“Are my hands clean Mom? Did you see me get soap on the backs? I can’t remember if I did or not. Are they clean?”
“I touched the seatbelt. Is it covered in COVID now?”
“Are my undies clean? Can you see anything? What’s that speck? Are you sure it’s just lint?”
My almost-six-year-old, R., has had symptoms of OCD for a while now. But I thought we could limp along and wait on treatment until he was older. That’s what we did with his sister, but it’s become apparent in the past six months or so that he has it worse than she did.
I’ve heard from four different people at his school, where he’s thriving except for the OCD. That he keeps seeing dirt that isn’t there, or obsessively washes and rinses his hands, or thinks there’s something in his underwear when it’s fine. Sometimes he goes to the nurse’s office and changes clothes.
I’m proud of him that he’s only had to actually come home once so far. We are very lucky that everyone at his school this year is understanding and patient with him.
My daughter’s main trigger was bugs. I thought that was hell, and some days it was, until the meds kicked in – screaming fits about a gnat in the bathroom. Or screaming right in my ear while I was driving because there was a gnat in the car; I nearly wrecked over that once. But bugs can be avoided a hell of a lot easier than invisible germs or miniscule specks.
My son’s OCD developed in the middle of COVID, when we were all talking about germs and how to avoid them. He also potty-trained late enough to remember us telling him over…and over…and over…to check his undies and wash his hands.

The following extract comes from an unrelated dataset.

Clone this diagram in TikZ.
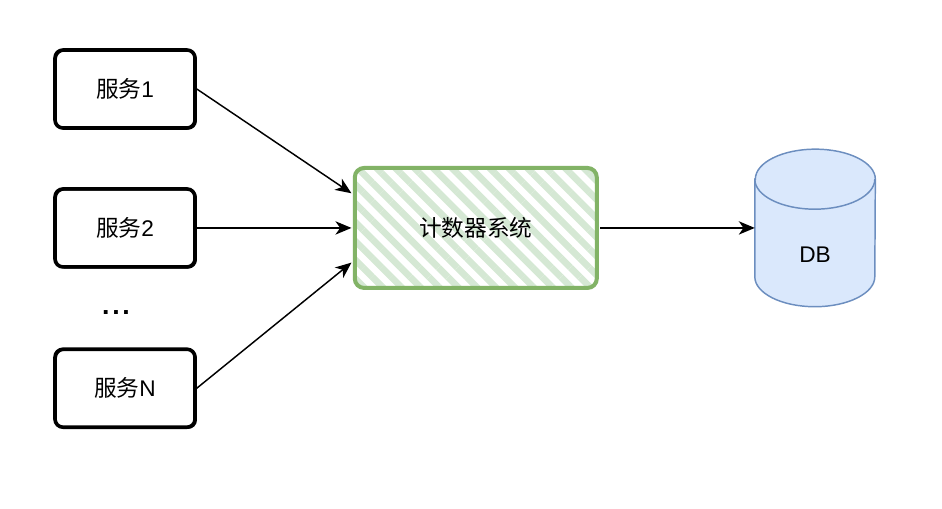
\documentclass[tikz,border=0pt]{standalone}
\usepackage{fontspec}
\setmainfont{Liberation Sans}
\newfontfamily\cjk{Noto Sans CJK SC}
\usetikzlibrary{
    arrows.meta, positioning, patterns.meta
}
\definecolor{hatchgreen}{HTML}{D5E8D4}
\definecolor{edgegreen}{HTML}{82B366}
\definecolor{dbfill}{HTML}{DAE8FC}
\definecolor{dbedge}{HTML}{6C8EBF}
\tikzset{
  svc/.style={rectangle, draw, line width=2.7pt, rounded corners=6pt,
              minimum width=105pt, minimum height=58.5pt,
              postaction={draw, line width=1pt, rounded corners=6pt,
                          transform canvas={shift={(0.9pt,-0.7pt)}}},
              font=\fontsize{17}{20}\selectfont},
  counter/.style={rectangle, draw=edgegreen, line width=3pt, rounded corners=7pt,
                  minimum width=181.5pt, minimum height=90pt,
                  pattern={Lines[angle=-45, distance=10pt, line width=5pt]},
                  pattern color=hatchgreen,
                  font=\fontsize{17}{20}\selectfont},
  store/.style={rectangle, minimum width=90pt, minimum height=117.75pt, inner sep=0pt},
  dbshape/.style={draw=dbedge, fill=dbfill, line width=1.1pt},
  dots/.style={inner sep=0pt, font=\fontsize{20}{24}\selectfont\bfseries},
  arr/.style={-{Stealth[length=12pt, width=10pt, inset=3.5pt]}, line width=1.1pt},
}

\begin{document}
\begin{tikzpicture}[x=0.75pt, y=-0.75pt]
  \useasboundingbox (0,0) rectangle (942,508);
  % services
  \node[svc] (s1) at (125,89) {{\cjk 服务}1};
  \node[svc, below=43pt of s1] (s2) {{\cjk 服务}2};
  \node[svc, below=59pt of s2] (sN) {{\cjk 服务}N};
  \node[dots] (more) at (116,313) {.\hspace{2pt}.\hspace{2pt}.};
  % counter + storage
  \node[counter, right=116pt of s2] (ctr) {\cjk 计数器系统};
  \node[store, right=116pt of ctr] (db) {};
  \path[dbshape] ([yshift=-22.5pt]db.north west) -- ([yshift=22.5pt]db.south west)
    arc[start angle=180, end angle=360, x radius=45pt, y radius=22.5pt]
    -- ([yshift=-22.5pt]db.north east)
    arc[start angle=0, end angle=180, x radius=45pt, y radius=22.5pt] -- cycle;
  \draw[draw=dbedge, line width=1.1pt] ([yshift=-22.5pt]db.north west)
    arc[start angle=180, end angle=360, x radius=45pt, y radius=22.5pt];
  \node[font=\fontsize{17}{20}\selectfont] (dblabel) at ([yshift=-20pt]db.center) {DB};
  % connectors
  \draw[arr] (s1.east) -- ([yshift=26pt]ctr.west);
  \draw[arr] (s2.east) -- (ctr.west);
  \draw[arr] (sN.east) -- ([yshift=-26pt]ctr.west);
  \draw[arr] (ctr.east) -- (db.west);
\end{tikzpicture}
\end{document}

Even though I know that germs are a classic OCD trigger, my OCD tells me we programmed him.
I’m back to managing two people’s worth, mine and his. I’m trying to be patient but firm. I tell him things like:
“I’m only going to tell you this once, because you know the more we feed the OCD monster, the stronger it gets. Yes, your hands are clean. Now stop asking.”
“You know the answer to that.”
“How would poop even get there? Does that make any sense? No, that isn’t poop.”
“Soap is clear. You don’t have to see it for it to be on your hands.”
On and on. It gets exhausting.
Last night he had an OCD nightmare of some sort and came into our room screaming and crying about it. He had to wash his hands, and at whatever the hell o’clock it was (I went to bed at 1:30 so it was…between that and 6…), I just gave him whatever validation he needed. Yes, your hands are clean. Yes your undies are fine. Yes you washed that thumb. That one too.
He laid on my arm and we did alphabet animals to distract him. A is for Axolotl. B is for Bear. We did the whole thing (is there anything for X besides X-ray fish? That one seems like such a cop-out). He finally calmed down and went back to sleep.
I hid the fact that I was a complete mess the whole time. My own OCD was whispering “This is your fault. They both got it from you.”
I have a pediatrician appointment set up for him next week and we’re on the list for a call-back with my daughter’s former behavioral health provider. It’s gotten to the point where it’s negatively affecting him every day. I hate to put him on meds without therapy, but at this point, I’m asking the pediatrician if we can do that. We know meds work for my daughter (and me). I’ll do the therapy as soon as I can get set up with a provider, but that might take weeks or even months.
I just want him to feel better. He’s such a bright, funny, sweet little kid, and I hate that this is dragging him down.